エピローグ ~『サーシャとの再会』~
王城の中にあるサーシャの私室へと案内される。白い一面の壁に囲まれた部屋にはベッドが置かれ、その上で見知った顔が横になっていた。
(これがサーシャ……)
病気で痩せ細った彼女の美貌は影を潜めていた。傍に置かれた椅子に腰かけたレインが彼女の手を握ると、優しげな声をかける。
「サーシャ、お前がいつも自慢している大聖女様を連れてきたぞ」
「お姉様が……」
その呼びかけに反応して、ゆっくりとサーシャが目を開く。澄んでいた赤い瞳に生気はない。ジッとマリアを見つめる。
「ざまぁないですわね」
久しぶりに再会した妹に放った第一声は本心ではなかった。だが積年の恨みが彼女の唇を動かしたのだ。
「ふふ、お姉様の気分を晴らせたのなら、病気になった甲斐がありましたね」
「……あなた、本当にサーシャですの?」
「妹の顔を忘れたのですか?」
「忘れるはずがありませんわ! 使用人のように働かされ、物置に押し込められ、回復魔法の実験台にまでされましたのよ! 挙句の果てに醜い王子と――っ……」
正体不明の痛みが胸を襲う。脳裏に浮かんだ仮説を無理矢理否定しようとする痛みだった。
その仮説とはサーシャが本当は姉想いの優しい妹だとする説だ。もしそうなら話のすべてに筋が通る。
使用人扱いされていたことは事実だし、肉体労働は大変だった。でもそのおかげで、同僚たちと仲良くなれ、寂しい想いをすることはなかった。
物置で寝泊まりするよう指示された。隙間風は辛かったが、両親の虐待から逃げるための個室が手に入った。
回復魔法の実験台もサーシャから傷つけられたことはない。彼女は必死に治療してくれただけ。悪意があると決めつけたのはマリアだった。
さらに王子であるレインとの結婚についてもそうだ。彼女の姿絵は確かに醜い姿をしていた。だがそれはワザとそうしたのではないか。
王子が素敵な人だと知れば、グランドはマリアではなく、サーシャを嫁に出す。彼女を救うために、敢えて間違った姿絵を用意したのではないか。
極めつけは、母親の形見の指輪だ。彼女が代金として金貨をくれなければ、大聖女候補に選ばれることさえなかった。
(まさか、サーシャは優しい人でしたの?)
見る目がなかったのは自分の方だったのかもしれないと、マリアの心が後悔に包まれる。苦々しい表情を浮かべる彼女に、サーシャは微笑んだ。

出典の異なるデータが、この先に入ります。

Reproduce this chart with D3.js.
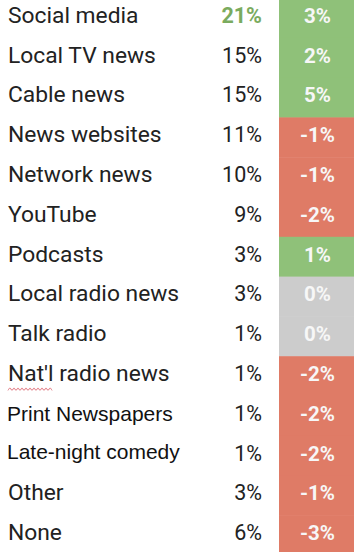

「お姉様と会えてよかった。おかげで預かっていた指輪を返せますね」
薄桃色に輝くピンクダイヤは、忘れもしない母の形見の品だ。指から外すと、掌に乗せて差し出してくる。
「受け取ってください。これを返せば私は悔いを残さずに死ねますから」
「サーシャ……あなたは本当に……っ……」
もう溢れる涙を耐えることはできなかった。傍へ駆け寄ると、全身の魔力を集約させて、回復魔法を放つ。

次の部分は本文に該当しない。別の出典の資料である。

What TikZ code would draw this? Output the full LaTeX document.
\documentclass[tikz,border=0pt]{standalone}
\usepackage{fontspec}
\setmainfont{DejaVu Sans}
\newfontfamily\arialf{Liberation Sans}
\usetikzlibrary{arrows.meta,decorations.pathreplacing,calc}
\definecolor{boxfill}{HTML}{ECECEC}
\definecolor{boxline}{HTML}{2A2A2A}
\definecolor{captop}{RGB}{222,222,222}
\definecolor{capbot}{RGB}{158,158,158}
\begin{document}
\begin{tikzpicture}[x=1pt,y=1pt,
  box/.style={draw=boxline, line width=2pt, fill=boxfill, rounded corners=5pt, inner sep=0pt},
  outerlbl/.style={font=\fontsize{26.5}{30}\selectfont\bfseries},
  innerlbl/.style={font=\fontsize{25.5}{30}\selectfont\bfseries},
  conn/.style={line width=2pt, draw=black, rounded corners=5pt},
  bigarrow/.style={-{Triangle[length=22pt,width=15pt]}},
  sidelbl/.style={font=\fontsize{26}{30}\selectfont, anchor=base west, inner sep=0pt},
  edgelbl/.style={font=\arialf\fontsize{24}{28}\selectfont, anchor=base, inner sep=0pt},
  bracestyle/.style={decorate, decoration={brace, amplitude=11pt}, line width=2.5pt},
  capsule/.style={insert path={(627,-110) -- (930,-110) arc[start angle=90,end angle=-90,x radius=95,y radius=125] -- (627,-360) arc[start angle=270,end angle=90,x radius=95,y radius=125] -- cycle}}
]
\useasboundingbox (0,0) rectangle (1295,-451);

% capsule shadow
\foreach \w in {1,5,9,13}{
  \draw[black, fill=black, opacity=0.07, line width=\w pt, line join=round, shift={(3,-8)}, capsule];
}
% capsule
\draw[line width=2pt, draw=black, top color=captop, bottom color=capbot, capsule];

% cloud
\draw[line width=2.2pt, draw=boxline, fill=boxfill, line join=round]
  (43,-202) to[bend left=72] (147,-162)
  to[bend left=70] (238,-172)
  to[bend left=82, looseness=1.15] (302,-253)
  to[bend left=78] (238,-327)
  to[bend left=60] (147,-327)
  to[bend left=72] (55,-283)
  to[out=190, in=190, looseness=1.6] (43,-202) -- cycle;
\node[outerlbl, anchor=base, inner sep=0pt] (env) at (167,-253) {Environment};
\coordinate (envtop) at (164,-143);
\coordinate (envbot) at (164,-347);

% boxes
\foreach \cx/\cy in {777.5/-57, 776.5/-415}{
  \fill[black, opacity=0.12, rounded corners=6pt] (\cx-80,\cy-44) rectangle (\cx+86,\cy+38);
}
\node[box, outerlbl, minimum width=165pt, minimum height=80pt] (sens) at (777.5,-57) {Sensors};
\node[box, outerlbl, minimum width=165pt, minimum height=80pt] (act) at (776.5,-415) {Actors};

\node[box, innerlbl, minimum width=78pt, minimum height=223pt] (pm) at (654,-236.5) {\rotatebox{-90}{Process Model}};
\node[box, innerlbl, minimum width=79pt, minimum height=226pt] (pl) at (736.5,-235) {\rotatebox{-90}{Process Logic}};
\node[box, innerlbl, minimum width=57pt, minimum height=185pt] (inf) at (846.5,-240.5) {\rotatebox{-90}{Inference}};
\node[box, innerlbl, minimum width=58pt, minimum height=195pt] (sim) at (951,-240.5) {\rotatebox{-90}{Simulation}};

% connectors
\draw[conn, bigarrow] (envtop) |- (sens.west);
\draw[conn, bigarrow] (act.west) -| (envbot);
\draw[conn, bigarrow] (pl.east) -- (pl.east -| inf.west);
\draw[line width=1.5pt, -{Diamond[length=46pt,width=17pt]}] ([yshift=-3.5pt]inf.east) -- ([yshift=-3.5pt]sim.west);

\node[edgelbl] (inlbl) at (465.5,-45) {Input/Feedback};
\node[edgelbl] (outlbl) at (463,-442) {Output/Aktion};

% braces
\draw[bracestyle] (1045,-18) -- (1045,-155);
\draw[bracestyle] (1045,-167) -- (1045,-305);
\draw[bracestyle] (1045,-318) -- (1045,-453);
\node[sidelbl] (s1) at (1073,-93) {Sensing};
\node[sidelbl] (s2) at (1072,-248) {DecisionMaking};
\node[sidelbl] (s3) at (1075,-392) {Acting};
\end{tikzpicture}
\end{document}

「私が必ず治してみせますわ! だから生きてくださいまし!」
回復魔法を二度、三度と重ねがけする。だがサーシャの顔色に変化はない。
「私は大聖女ですのよ! なのにどうして……」
「この病気は誰にも治せません」
「諦めるのはまだ早いですわ!」
「ふふ、私の適正である薬師は自分の健康状態を把握できますから。この病気は人の力では治せません。それこそ神でもなければ……」
サーシャの弱音を聞きながらも、マリアは回復魔法を止めない。身体の魔力がすべて尽きることになっても治してみせると意気込む。
だが願いが叶えられることはなく、回復の兆しもない。恨み続けてきた後悔が懺悔となって口から飛び出す。
「ごめんなさい、ごめんなさい……」
「お姉様はなにも悪くありません。悪いのはすべてお父様ですから」
「で、ですが、サーシャは私を守ってくれました。なのに愚かな私は、あなたの優しさに気づけませんでしたわ」
「それは私が嘘を吐くのが得意だっただけです。だから泣かないでください」
サーシャの白い手がマリアの手と重なる。ギュッと握られるが、その力は死人のように弱かった。
「私の寿命は残り半年です。でもこの半年はきっと充実した日々を過ごせます。だって、誰よりも尊敬しているお姉様と仲直りできたのですから♪」
笑顔を返してくれるサーシャを前にして、マリアはその場で泣き崩れる。自分を救ってくれた恩人を救えない無力感に苛まれるのだった。